Output file loaded from bucket


In [23]:
with tarfile.open('output.tar.gz') as file:
    file.extractall('./output')    

In [None]:
with ZipFile('./output/outputDeBiasedVectors.zip', "r") as output_zip:
    with io.TextIOWrapper(output_zip.open("GloVe_DeBiasedVectors.txt"), encoding="utf-8") as f:
        r = f.read()
    pprint(r)

In [None]:
with ZipFile('./output/outputDeBiasedVectors.zip', "r") as output_zip:
    with io.TextIOWrapper(output_zip.open("word2vec_DeBiasedVectors.txt"), encoding="utf-8") as f:
        r = f.read()
    pprint(r)

### 4. Clean-up

#### Unsubscribe to the listing (optional)

If you would like to unsubscribe to the algorithm, follow these steps. Before you cancel the subscription, ensure that you do not have any [deployable model](https://console.aws.amazon.com/sagemaker/home#/models) created from the model package or using the algorithm. Note - You can find this information by looking at the container name associated with the model. 
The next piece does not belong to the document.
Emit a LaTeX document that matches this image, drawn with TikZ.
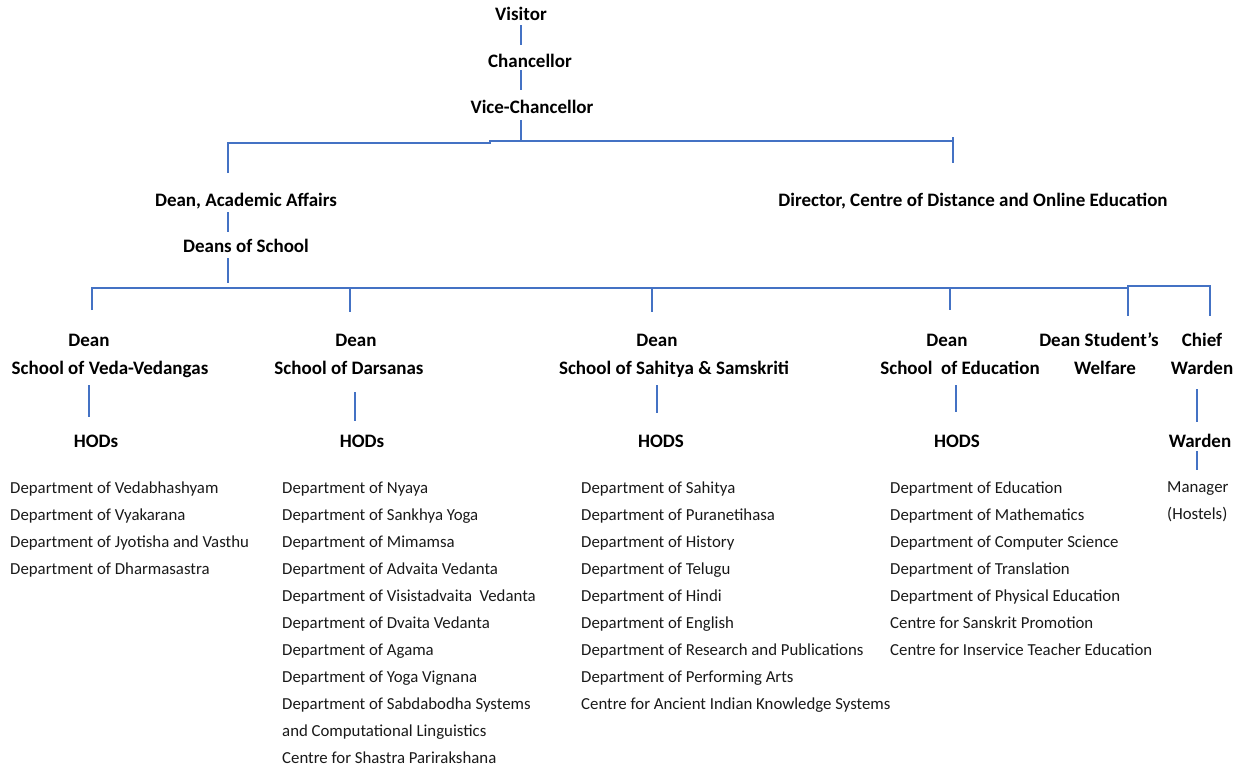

**Steps to unsubscribe to product from AWS Marketplace**:
1. Navigate to __Machine Learning__ tab on [__Your Software subscriptions page__](https://aws.amazon.com/marketplace/ai/library?productType=ml&ref_=mlmp_gitdemo_indust)
2. Locate the listing that you want to cancel the subscription for, and then choose __Cancel Subscription__  to cancel the subscription.